The tattoo on Nadia Bolz-Weber’s left arm says “wild and holy.” Her other arm reveals a rendering of Saint Mary Magdalene announcing the resurrection to a group of startled male disciples. Bolz-Weber got the tattoo when she was training to become a Lutheran pastor.
Back then, it would’ve seemed rebellious: sleeves of vivid art from her shoulders to her wrist. But as Bolz-Weber noted a few years ago, what was unsettling and mutinous back then has become mainstream today.
And so it is with Bolz-Weber’s new crusade. The pastrix — as she calls herself — has exhorted faith communities to lead with acceptance, grace and mercy. She jokes that the church she founded — House for All Saints & Sinners — “is a bunch of people who really don’t belong in church.”
Neither — for too long — did the idea that human wholeness must include sexual health. Church hierarchies used chastity, denial, purity pledges, shunning, ignorance and manipulation to push healthy sexuality into the shadows.
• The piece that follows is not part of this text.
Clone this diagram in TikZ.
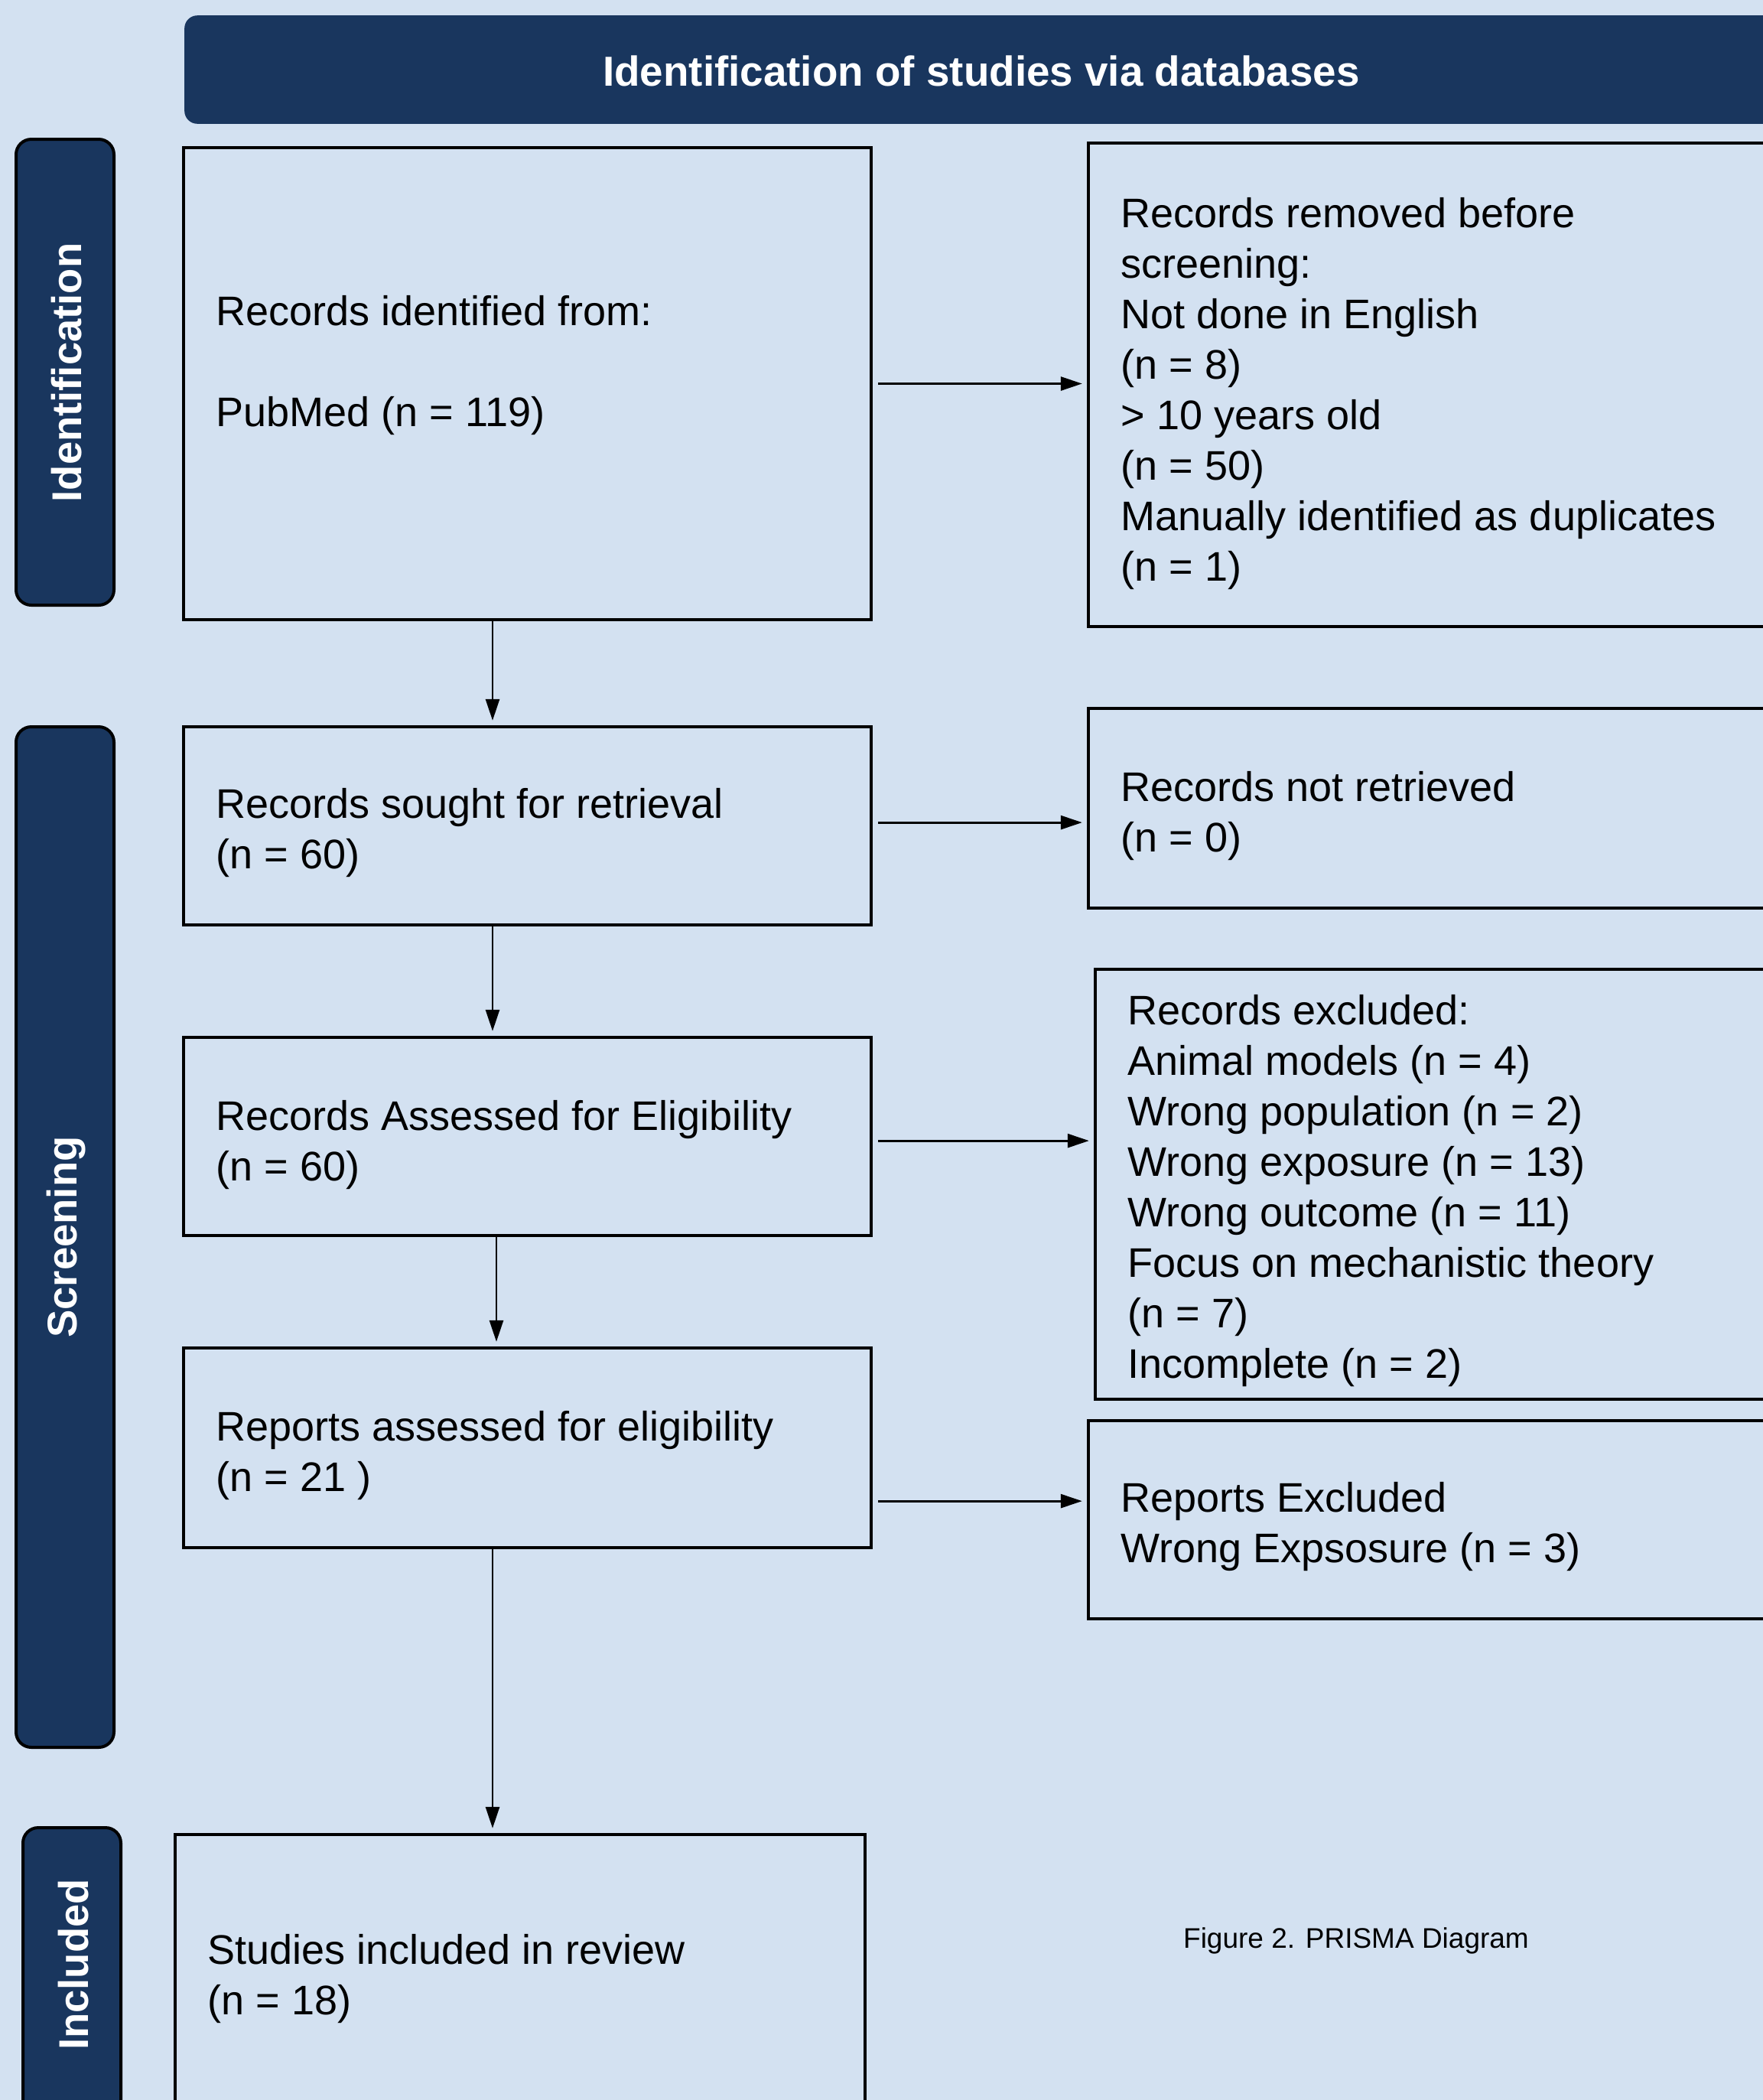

Bolz-Weber is calling for nothing less than a “sexual reformation” free of shame and judgment and retribution. She writes in her new book, “Shame-Less” — with a well-placed hyphen between the words: “We deny our natures, identities and desires in order not to anger an easily disappointed God. The result is suffering — outer darkness — and it’s not of God’s making.”
This spring and summer, I’m diving into several books on women of faith, and this is a great place to begin.